Astrophysics for People in a Hurry by Neil DeGrasse Tyson

Astrophysics for People in a Hurry by Neil DeGrasse Tyson

Author:Neil DeGrasse Tyson
Language: eng
Format: epub, azw3, mobi, pdf
Publisher: W. W. Norton & Company
Published: 2017-05-02T16:00:00+00:00

Aluminum occupies nearly ten percent of Earth’s crust yet was unknown to the ancients and unfamiliar to our great-grandparents. The element was not isolated and identified until 1827 and did not enter common household use until the late 1960s, when tin cans and tin foil yielded to aluminum cans and, of course, aluminum foil. (I’d bet most old people you know still call the stuff tin foil.) Polished aluminum makes a near-perfect reflector of visible light and is the coating of choice for nearly all telescope mirrors today.

Titanium is 1.7 times denser than aluminum, but it’s more than twice as strong.

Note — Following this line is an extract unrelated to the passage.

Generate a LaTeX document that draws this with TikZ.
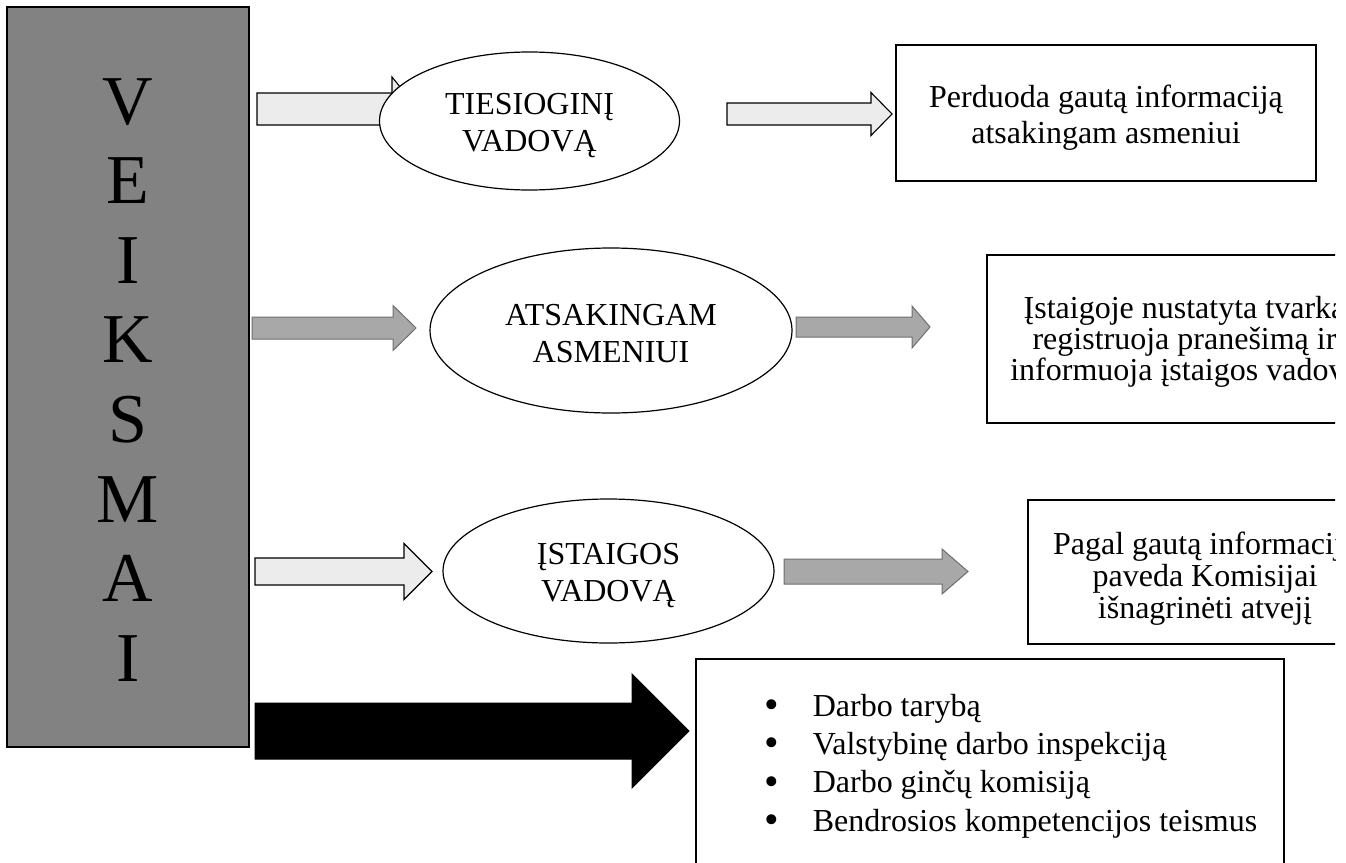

So titanium, the ninth most abundant element in Earth’s crust, has become a modern darling for many applications, such as military aircraft components and prosthetics that require a light, strong metal for their tasks.

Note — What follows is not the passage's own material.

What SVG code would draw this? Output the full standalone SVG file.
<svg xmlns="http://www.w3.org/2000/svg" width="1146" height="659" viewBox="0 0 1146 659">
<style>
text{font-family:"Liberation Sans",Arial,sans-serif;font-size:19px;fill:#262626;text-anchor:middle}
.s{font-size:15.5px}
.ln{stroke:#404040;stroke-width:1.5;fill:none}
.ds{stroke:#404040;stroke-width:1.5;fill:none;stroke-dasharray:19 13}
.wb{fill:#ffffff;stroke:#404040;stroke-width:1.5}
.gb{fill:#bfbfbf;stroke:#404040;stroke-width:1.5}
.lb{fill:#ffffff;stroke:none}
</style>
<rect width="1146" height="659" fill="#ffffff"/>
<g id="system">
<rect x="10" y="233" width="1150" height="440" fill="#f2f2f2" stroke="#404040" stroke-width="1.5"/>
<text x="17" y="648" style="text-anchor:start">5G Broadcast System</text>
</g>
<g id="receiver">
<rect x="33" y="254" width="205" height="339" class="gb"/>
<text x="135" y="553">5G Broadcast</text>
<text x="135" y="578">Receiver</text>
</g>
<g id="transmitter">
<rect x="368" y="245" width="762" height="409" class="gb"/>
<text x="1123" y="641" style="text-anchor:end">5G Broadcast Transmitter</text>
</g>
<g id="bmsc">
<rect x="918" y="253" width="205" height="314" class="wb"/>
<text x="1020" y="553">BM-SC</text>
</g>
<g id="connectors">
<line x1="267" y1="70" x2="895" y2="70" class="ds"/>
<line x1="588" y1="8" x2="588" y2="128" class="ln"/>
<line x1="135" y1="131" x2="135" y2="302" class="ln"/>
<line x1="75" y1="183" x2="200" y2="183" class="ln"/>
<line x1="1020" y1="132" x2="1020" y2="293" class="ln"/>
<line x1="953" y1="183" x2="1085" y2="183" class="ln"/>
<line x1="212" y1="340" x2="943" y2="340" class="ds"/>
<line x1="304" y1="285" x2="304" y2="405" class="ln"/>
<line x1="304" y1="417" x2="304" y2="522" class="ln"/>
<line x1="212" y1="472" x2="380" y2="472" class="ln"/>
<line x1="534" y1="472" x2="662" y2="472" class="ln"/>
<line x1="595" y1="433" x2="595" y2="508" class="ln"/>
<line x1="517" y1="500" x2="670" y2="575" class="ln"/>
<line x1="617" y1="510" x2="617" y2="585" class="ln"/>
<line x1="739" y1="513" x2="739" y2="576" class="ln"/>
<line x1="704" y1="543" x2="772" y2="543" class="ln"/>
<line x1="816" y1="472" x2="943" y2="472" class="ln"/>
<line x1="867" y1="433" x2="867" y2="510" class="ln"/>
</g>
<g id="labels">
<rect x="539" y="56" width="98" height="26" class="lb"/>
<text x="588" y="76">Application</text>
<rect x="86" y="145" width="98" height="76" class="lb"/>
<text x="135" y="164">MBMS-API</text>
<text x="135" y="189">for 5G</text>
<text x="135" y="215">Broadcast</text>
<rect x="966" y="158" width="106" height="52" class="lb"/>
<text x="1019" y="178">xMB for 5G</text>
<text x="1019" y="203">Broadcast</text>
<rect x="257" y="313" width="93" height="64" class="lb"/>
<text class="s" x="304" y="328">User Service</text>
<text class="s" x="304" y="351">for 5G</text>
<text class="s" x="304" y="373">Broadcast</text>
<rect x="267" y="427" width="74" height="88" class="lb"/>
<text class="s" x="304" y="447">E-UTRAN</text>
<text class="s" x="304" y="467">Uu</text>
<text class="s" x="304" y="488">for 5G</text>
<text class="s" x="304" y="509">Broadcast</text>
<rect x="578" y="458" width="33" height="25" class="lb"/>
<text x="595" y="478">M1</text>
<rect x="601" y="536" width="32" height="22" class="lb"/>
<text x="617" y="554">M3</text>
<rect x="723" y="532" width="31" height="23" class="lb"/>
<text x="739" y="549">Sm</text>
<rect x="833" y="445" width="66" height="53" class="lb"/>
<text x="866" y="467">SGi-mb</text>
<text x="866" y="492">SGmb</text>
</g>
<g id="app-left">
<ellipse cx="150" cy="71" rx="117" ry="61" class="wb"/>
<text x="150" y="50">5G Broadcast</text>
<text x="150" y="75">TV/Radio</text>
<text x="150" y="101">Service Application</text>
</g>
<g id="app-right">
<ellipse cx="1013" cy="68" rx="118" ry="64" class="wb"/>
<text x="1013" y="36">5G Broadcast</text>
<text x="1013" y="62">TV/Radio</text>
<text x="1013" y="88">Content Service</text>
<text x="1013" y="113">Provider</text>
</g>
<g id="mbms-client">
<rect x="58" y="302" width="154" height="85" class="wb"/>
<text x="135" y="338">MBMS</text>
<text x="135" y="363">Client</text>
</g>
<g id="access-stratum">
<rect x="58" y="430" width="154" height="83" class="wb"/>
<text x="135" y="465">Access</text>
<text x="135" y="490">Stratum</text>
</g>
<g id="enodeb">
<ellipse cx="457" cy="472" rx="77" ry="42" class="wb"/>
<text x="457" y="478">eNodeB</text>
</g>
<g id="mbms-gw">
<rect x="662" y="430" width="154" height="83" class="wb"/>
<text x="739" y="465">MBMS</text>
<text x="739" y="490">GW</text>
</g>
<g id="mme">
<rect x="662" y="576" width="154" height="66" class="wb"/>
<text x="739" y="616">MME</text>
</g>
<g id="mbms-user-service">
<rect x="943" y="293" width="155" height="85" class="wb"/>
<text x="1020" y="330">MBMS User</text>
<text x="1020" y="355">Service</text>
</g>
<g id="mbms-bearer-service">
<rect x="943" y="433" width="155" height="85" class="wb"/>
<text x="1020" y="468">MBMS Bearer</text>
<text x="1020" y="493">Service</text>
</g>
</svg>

In most cosmic places, the number of oxygen atoms exceeds that of carbon. After every carbon atom has latched onto the available oxygen atoms (forming carbon monoxide or carbon dioxide), the leftover oxygen bonds with other things, like titanium. The spectra of red stars are riddled with features traceable to titanium oxide, which itself is no stranger to stars on Earth: star sapphires and rubies owe their radiant asterisms to titanium oxide impurities in their crystal lattice. Furthermore, the white paint used for telescope domes features titanium oxide, which happens to be highly reflective in the infrared part of the spectrum, greatly reducing the heat accumulated from sunlight in the air surrounding the telescope. At nightfall, with the dome open, the air temperature near the telescope rapidly equals the temperature of the nighttime air, allowing light from stars and other cosmic objects to be sharp and clear. And, while not directly named for a cosmic object, titanium derives from the Titans of Greek mythology; Titan is Saturn’s largest moon.